Leave out the pictures, and write out exactly the lines from the beginning of the material to the line holding "(0,0) rectangle (1249,730);", that line included, and nothing else.
[BEGIN DATASET SECTION]
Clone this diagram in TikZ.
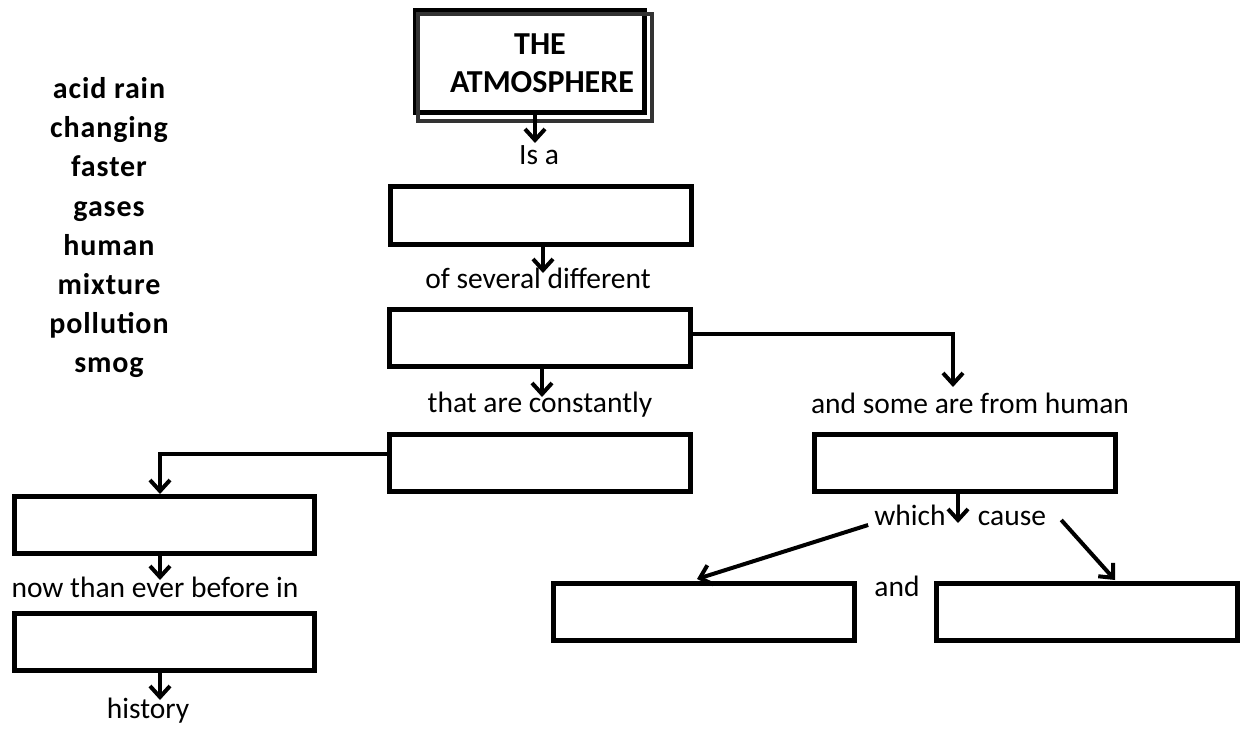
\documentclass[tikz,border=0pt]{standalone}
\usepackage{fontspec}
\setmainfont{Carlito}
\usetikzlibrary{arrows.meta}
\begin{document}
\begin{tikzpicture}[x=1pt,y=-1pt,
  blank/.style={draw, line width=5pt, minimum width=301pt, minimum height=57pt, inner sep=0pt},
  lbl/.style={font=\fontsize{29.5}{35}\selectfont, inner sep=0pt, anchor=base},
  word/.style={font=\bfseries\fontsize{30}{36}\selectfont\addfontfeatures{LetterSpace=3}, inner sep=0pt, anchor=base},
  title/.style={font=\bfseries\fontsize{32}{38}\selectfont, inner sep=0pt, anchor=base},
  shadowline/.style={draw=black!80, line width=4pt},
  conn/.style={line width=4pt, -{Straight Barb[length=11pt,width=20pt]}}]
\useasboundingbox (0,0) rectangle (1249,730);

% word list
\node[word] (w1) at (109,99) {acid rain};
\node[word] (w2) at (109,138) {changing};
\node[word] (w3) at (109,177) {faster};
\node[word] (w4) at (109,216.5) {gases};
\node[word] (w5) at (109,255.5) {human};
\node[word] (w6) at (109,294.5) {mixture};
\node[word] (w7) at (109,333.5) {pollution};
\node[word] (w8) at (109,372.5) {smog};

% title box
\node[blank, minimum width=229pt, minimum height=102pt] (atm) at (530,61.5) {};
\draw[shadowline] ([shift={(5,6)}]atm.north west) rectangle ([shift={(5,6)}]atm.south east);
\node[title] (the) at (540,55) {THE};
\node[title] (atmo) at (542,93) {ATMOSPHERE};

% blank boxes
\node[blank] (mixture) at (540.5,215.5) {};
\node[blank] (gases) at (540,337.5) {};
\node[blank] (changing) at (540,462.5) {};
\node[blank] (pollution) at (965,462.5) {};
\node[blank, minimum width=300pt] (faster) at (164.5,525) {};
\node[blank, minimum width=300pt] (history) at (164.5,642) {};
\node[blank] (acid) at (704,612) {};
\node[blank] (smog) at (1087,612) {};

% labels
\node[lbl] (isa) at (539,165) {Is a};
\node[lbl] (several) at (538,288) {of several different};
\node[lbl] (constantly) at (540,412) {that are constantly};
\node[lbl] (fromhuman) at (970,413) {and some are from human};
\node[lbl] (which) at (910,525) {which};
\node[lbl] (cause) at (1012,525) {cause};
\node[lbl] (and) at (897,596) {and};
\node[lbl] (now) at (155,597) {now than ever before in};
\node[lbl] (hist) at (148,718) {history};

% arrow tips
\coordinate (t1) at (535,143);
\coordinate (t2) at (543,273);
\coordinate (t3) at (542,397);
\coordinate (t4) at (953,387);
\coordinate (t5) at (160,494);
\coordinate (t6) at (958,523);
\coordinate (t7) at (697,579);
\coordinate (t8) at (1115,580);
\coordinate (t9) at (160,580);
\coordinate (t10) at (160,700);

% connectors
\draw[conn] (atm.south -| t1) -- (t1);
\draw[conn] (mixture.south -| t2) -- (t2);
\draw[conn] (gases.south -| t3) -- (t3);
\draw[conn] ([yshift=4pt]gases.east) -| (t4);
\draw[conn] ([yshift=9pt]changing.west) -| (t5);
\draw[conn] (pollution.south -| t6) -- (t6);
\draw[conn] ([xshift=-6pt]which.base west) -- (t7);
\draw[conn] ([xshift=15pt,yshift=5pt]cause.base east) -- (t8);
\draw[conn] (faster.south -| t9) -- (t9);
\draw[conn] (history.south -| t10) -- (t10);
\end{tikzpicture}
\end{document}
[END DATASET SECTION]
TASK OUTPUT:
Clone this diagram in TikZ.
\documentclass[tikz,border=0pt]{standalone}
\usepackage{fontspec}
\setmainfont{Carlito}
\usetikzlibrary{arrows.meta}
\begin{document}
\begin{tikzpicture}[x=1pt,y=-1pt,
  blank/.style={draw, line width=5pt, minimum width=301pt, minimum height=57pt, inner sep=0pt},
  lbl/.style={font=\fontsize{29.5}{35}\selectfont, inner sep=0pt, anchor=base},
  word/.style={font=\bfseries\fontsize{30}{36}\selectfont\addfontfeatures{LetterSpace=3}, inner sep=0pt, anchor=base},
  title/.style={font=\bfseries\fontsize{32}{38}\selectfont, inner sep=0pt, anchor=base},
  shadowline/.style={draw=black!80, line width=4pt},
  conn/.style={line width=4pt, -{Straight Barb[length=11pt,width=20pt]}}]
\useasboundingbox (0,0) rectangle (1249,730);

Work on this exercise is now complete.